--- Start DATA BLOCK ---
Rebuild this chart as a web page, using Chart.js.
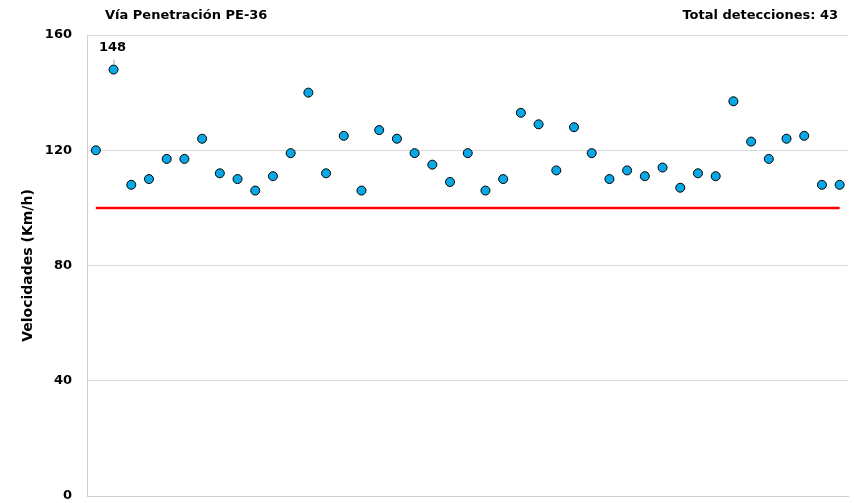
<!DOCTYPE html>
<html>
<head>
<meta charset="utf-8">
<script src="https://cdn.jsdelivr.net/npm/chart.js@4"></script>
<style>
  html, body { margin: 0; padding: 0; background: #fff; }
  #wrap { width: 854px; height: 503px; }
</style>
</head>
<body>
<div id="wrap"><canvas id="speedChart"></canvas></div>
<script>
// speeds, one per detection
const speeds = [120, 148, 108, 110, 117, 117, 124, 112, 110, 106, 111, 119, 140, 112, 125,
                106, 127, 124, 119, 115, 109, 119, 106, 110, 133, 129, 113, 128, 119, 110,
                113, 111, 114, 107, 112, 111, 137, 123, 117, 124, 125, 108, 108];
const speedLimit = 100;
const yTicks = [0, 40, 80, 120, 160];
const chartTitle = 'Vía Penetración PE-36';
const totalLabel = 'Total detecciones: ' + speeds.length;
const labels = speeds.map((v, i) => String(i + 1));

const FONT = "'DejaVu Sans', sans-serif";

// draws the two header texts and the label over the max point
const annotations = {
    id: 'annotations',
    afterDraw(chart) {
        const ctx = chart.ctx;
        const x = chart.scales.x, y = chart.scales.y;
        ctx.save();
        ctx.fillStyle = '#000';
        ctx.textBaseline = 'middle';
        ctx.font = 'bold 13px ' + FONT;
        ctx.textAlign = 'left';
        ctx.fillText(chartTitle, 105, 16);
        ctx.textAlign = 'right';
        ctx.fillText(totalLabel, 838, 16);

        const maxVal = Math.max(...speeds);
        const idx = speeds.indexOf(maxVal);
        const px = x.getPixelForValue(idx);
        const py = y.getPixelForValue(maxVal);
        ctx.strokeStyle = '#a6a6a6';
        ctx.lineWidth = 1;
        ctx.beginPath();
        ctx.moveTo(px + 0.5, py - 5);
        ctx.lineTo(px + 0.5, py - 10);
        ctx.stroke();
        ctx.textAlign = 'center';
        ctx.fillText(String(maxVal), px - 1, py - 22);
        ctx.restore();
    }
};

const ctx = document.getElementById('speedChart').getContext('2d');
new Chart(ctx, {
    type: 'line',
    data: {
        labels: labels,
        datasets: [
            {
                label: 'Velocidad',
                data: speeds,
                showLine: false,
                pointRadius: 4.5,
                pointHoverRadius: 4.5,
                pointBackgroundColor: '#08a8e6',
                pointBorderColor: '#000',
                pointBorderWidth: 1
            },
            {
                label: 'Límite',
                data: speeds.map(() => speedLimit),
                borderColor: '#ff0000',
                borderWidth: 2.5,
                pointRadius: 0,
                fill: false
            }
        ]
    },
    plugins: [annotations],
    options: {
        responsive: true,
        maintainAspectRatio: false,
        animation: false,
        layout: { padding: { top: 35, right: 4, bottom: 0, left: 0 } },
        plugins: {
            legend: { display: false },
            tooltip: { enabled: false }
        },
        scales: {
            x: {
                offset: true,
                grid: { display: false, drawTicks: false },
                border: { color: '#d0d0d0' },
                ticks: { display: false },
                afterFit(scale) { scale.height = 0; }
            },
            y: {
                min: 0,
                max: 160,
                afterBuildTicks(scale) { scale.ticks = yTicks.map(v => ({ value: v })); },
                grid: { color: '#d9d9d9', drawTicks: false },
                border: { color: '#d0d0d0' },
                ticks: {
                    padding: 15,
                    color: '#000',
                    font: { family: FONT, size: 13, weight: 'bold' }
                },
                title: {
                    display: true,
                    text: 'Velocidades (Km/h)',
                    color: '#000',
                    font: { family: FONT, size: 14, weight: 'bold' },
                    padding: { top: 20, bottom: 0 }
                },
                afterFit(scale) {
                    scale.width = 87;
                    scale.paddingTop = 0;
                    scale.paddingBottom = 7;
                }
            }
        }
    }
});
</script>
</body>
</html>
--- End DATA BLOCK ---
# [DO THIS]
Take the lines from the start of the material to the line with "ctx.fillText(totalLabel, 838, 16);", both included, and transcribe them exactly without the pictures.

# [WRITTEN ANSWER]
Rebuild this chart as a web page, using Chart.js.
<!DOCTYPE html>
<html>
<head>
<meta charset="utf-8">
<script src="https://cdn.jsdelivr.net/npm/chart.js@4"></script>
<style>
  html, body { margin: 0; padding: 0; background: #fff; }
  #wrap { width: 854px; height: 503px; }
</style>
</head>
<body>
<div id="wrap"><canvas id="speedChart"></canvas></div>
<script>
// speeds, one per detection
const speeds = [120, 148, 108, 110, 117, 117, 124, 112, 110, 106, 111, 119, 140, 112, 125,
                106, 127, 124, 119, 115, 109, 119, 106, 110, 133, 129, 113, 128, 119, 110,
                113, 111, 114, 107, 112, 111, 137, 123, 117, 124, 125, 108, 108];
const speedLimit = 100;
const yTicks = [0, 40, 80, 120, 160];
const chartTitle = 'Vía Penetración PE-36';
const totalLabel = 'Total detecciones: ' + speeds.length;
const labels = speeds.map((v, i) => String(i + 1));

const FONT = "'DejaVu Sans', sans-serif";

// draws the two header texts and the label over the max point
const annotations = {
    id: 'annotations',
    afterDraw(chart) {
        const ctx = chart.ctx;
        const x = chart.scales.x, y = chart.scales.y;
        ctx.save();
        ctx.fillStyle = '#000';
        ctx.textBaseline = 'middle';
        ctx.font = 'bold 13px ' + FONT;
        ctx.textAlign = 'left';
        ctx.fillText(chartTitle, 105, 16);
        ctx.textAlign = 'right';
        ctx.fillText(totalLabel, 838, 16);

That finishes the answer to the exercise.